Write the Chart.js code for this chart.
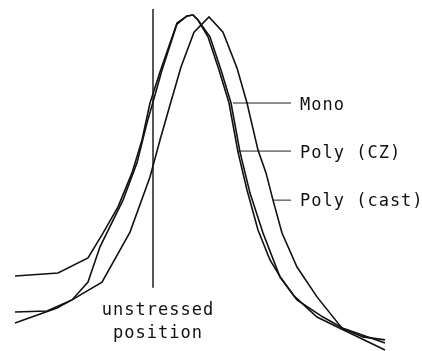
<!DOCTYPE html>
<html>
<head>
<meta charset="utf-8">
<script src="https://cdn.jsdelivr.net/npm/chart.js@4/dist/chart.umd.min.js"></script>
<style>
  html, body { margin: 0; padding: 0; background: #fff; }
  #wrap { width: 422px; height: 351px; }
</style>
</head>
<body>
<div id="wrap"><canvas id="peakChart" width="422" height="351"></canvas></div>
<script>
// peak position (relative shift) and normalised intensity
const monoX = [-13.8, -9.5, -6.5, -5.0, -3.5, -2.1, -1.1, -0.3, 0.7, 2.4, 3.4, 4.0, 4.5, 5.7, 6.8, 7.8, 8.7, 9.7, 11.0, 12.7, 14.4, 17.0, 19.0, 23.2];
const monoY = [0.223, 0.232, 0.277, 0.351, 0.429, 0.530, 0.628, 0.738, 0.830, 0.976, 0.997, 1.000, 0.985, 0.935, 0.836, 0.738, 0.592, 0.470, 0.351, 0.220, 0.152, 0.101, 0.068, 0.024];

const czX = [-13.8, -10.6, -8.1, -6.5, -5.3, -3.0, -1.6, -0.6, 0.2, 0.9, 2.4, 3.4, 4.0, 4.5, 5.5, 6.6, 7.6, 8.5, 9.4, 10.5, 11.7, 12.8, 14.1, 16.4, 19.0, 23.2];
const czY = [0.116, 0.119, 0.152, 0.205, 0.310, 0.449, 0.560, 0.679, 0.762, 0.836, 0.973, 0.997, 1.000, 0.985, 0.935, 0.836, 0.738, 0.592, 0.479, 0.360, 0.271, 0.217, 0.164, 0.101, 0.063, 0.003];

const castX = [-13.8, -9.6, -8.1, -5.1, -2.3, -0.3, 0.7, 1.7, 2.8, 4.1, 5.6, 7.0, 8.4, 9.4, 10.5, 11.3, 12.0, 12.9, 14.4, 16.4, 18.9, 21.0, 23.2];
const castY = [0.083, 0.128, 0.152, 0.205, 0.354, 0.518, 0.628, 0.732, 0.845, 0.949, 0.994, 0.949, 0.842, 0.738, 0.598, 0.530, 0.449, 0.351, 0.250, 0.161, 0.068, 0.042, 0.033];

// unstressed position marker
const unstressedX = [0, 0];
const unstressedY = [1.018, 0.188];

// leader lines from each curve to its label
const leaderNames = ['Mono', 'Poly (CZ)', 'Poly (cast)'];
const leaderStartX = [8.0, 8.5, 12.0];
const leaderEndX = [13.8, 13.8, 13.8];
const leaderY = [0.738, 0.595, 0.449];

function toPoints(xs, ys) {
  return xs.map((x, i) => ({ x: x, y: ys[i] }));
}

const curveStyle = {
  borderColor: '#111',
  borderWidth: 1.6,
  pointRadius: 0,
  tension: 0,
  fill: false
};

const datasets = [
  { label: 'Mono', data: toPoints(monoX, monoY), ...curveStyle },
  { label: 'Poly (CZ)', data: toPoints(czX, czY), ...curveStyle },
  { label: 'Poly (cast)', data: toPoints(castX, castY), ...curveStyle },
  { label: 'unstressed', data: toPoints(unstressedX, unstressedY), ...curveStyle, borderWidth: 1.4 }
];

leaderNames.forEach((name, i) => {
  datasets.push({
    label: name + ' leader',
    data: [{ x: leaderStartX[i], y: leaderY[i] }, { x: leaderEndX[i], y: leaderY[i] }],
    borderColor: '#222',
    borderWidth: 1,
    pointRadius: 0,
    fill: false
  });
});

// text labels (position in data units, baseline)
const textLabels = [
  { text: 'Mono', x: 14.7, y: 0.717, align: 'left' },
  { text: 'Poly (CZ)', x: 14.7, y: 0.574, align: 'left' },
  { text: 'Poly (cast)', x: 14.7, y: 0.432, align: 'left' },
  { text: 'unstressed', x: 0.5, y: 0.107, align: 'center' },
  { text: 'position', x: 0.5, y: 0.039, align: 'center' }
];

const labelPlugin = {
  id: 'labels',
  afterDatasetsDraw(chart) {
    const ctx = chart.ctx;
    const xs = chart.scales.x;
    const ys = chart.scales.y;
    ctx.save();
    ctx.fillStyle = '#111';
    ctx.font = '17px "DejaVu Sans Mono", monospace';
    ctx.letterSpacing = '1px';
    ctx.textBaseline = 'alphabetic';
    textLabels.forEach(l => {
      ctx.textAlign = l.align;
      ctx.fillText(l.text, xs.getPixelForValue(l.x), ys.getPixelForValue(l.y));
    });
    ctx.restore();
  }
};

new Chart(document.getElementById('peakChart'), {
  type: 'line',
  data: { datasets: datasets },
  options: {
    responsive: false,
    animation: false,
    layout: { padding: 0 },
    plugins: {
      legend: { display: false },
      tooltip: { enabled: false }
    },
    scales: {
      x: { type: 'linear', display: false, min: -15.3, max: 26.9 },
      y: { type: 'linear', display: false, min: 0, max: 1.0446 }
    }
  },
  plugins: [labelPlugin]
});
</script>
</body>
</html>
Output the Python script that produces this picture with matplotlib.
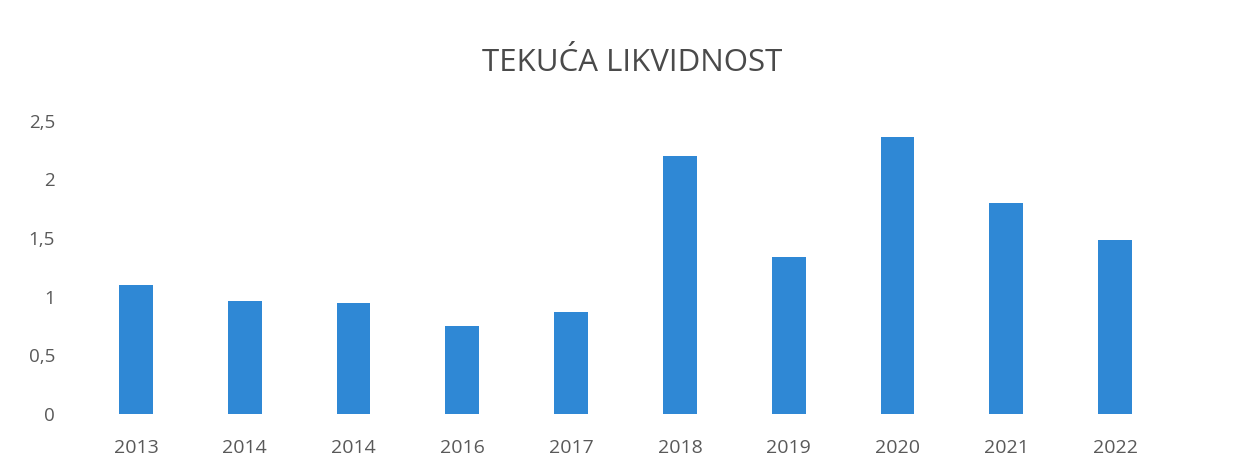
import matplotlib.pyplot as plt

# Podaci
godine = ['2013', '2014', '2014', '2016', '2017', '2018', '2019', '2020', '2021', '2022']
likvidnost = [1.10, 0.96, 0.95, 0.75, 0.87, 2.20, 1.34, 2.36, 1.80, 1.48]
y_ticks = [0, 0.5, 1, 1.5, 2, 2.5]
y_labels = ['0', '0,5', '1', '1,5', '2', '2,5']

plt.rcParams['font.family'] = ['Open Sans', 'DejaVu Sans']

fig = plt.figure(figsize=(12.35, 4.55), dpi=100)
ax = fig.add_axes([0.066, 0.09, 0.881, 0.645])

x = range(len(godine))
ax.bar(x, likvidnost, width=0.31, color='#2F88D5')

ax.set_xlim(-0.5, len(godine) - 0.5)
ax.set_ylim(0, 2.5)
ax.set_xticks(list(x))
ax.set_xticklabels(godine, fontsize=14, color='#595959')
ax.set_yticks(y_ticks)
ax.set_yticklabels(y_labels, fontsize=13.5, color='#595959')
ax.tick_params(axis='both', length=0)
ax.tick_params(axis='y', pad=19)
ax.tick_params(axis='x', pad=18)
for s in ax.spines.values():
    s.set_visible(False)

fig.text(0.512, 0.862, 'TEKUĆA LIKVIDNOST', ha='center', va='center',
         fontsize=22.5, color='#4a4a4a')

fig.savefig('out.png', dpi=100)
--------
Exercise aim:
Pictures are not part of the copy; output everything else in the records exactly.

Exercise answer:
Write the Chart.js code for this chart.
<!DOCTYPE html>
<html>
<head>
<meta charset="utf-8">
<script src="https://cdn.jsdelivr.net/npm/chart.js@4/dist/chart.umd.min.js"></script>
<style>
  html, body { margin: 0; padding: 0; background: #fff; }
  #wrap { width: 422px; height: 351px; }
</style>
</head>
<body>
<div id="wrap"><canvas id="peakChart" width="422" height="351"></canvas></div>
<script>
// peak position (relative shift) and normalised intensity
const monoX = [-13.8, -9.5, -6.5, -5.0, -3.5, -2.1, -1.1, -0.3, 0.7, 2.4, 3.4, 4.0, 4.5, 5.7, 6.8, 7.8, 8.7, 9.7, 11.0, 12.7, 14.4, 17.0, 19.0, 23.2];
const monoY = [0.223, 0.232, 0.277, 0.351, 0.429, 0.530, 0.628, 0.738, 0.830, 0.976, 0.997, 1.000, 0.985, 0.935, 0.836, 0.738, 0.592, 0.470, 0.351, 0.220, 0.152, 0.101, 0.068, 0.024];

const czX = [-13.8, -10.6, -8.1, -6.5, -5.3, -3.0, -1.6, -0.6, 0.2, 0.9, 2.4, 3.4, 4.0, 4.5, 5.5, 6.6, 7.6, 8.5, 9.4, 10.5, 11.7, 12.8, 14.1, 16.4, 19.0, 23.2];
const czY = [0.116, 0.119, 0.152, 0.205, 0.310, 0.449, 0.560, 0.679, 0.762, 0.836, 0.973, 0.997, 1.000, 0.985, 0.935, 0.836, 0.738, 0.592, 0.479, 0.360, 0.271, 0.217, 0.164, 0.101, 0.063, 0.003];

const castX = [-13.8, -9.6, -8.1, -5.1, -2.3, -0.3, 0.7, 1.7, 2.8, 4.1, 5.6, 7.0, 8.4, 9.4, 10.5, 11.3, 12.0, 12.9, 14.4, 16.4, 18.9, 21.0, 23.2];
const castY = [0.083, 0.128, 0.152, 0.205, 0.354, 0.518, 0.628, 0.732, 0.845, 0.949, 0.994, 0.949, 0.842, 0.738, 0.598, 0.530, 0.449, 0.351, 0.250, 0.161, 0.068, 0.042, 0.033];

// unstressed position marker
const unstressedX = [0, 0];
const unstressedY = [1.018, 0.188];

// leader lines from each curve to its label
const leaderNames = ['Mono', 'Poly (CZ)', 'Poly (cast)'];
const leaderStartX = [8.0, 8.5, 12.0];
const leaderEndX = [13.8, 13.8, 13.8];
const leaderY = [0.738, 0.595, 0.449];

function toPoints(xs, ys) {
  return xs.map((x, i) => ({ x: x, y: ys[i] }));
}

const curveStyle = {
  borderColor: '#111',
  borderWidth: 1.6,
  pointRadius: 0,
  tension: 0,
  fill: false
};

const datasets = [
  { label: 'Mono', data: toPoints(monoX, monoY), ...curveStyle },
  { label: 'Poly (CZ)', data: toPoints(czX, czY), ...curveStyle },
  { label: 'Poly (cast)', data: toPoints(castX, castY), ...curveStyle },
  { label: 'unstressed', data: toPoints(unstressedX, unstressedY), ...curveStyle, borderWidth: 1.4 }
];

leaderNames.forEach((name, i) => {
  datasets.push({
    label: name + ' leader',
    data: [{ x: leaderStartX[i], y: leaderY[i] }, { x: leaderEndX[i], y: leaderY[i] }],
    borderColor: '#222',
    borderWidth: 1,
    pointRadius: 0,
    fill: false
  });
});

// text labels (position in data units, baseline)
const textLabels = [
  { text: 'Mono', x: 14.7, y: 0.717, align: 'left' },
  { text: 'Poly (CZ)', x: 14.7, y: 0.574, align: 'left' },
  { text: 'Poly (cast)', x: 14.7, y: 0.432, align: 'left' },
  { text: 'unstressed', x: 0.5, y: 0.107, align: 'center' },
  { text: 'position', x: 0.5, y: 0.039, align: 'center' }
];

const labelPlugin = {
  id: 'labels',
  afterDatasetsDraw(chart) {
    const ctx = chart.ctx;
    const xs = chart.scales.x;
    const ys = chart.scales.y;
    ctx.save();
    ctx.fillStyle = '#111';
    ctx.font = '17px "DejaVu Sans Mono", monospace';
    ctx.letterSpacing = '1px';
    ctx.textBaseline = 'alphabetic';
    textLabels.forEach(l => {
      ctx.textAlign = l.align;
      ctx.fillText(l.text, xs.getPixelForValue(l.x), ys.getPixelForValue(l.y));
    });
    ctx.restore();
  }
};

new Chart(document.getElementById('peakChart'), {
  type: 'line',
  data: { datasets: datasets },
  options: {
    responsive: false,
    animation: false,
    layout: { padding: 0 },
    plugins: {
      legend: { display: false },
      tooltip: { enabled: false }
    },
    scales: {
      x: { type: 'linear', display: false, min: -15.3, max: 26.9 },
      y: { type: 'linear', display: false, min: 0, max: 1.0446 }
    }
  },
  plugins: [labelPlugin]
});
</script>
</body>
</html>
Output the Python script that produces this picture with matplotlib.
import matplotlib.pyplot as plt

# Podaci
godine = ['2013', '2014', '2014', '2016', '2017', '2018', '2019', '2020', '2021', '2022']
likvidnost = [1.10, 0.96, 0.95, 0.75, 0.87, 2.20, 1.34, 2.36, 1.80, 1.48]
y_ticks = [0, 0.5, 1, 1.5, 2, 2.5]
y_labels = ['0', '0,5', '1', '1,5', '2', '2,5']

plt.rcParams['font.family'] = ['Open Sans', 'DejaVu Sans']

fig = plt.figure(figsize=(12.35, 4.55), dpi=100)
ax = fig.add_axes([0.066, 0.09, 0.881, 0.645])

x = range(len(godine))
ax.bar(x, likvidnost, width=0.31, color='#2F88D5')

ax.set_xlim(-0.5, len(godine) - 0.5)
ax.set_ylim(0, 2.5)
ax.set_xticks(list(x))
ax.set_xticklabels(godine, fontsize=14, color='#595959')
ax.set_yticks(y_ticks)
ax.set_yticklabels(y_labels, fontsize=13.5, color='#595959')
ax.tick_params(axis='both', length=0)
ax.tick_params(axis='y', pad=19)
ax.tick_params(axis='x', pad=18)
for s in ax.spines.values():
    s.set_visible(False)

fig.text(0.512, 0.862, 'TEKUĆA LIKVIDNOST', ha='center', va='center',
         fontsize=22.5, color='#4a4a4a')

fig.savefig('out.png', dpi=100)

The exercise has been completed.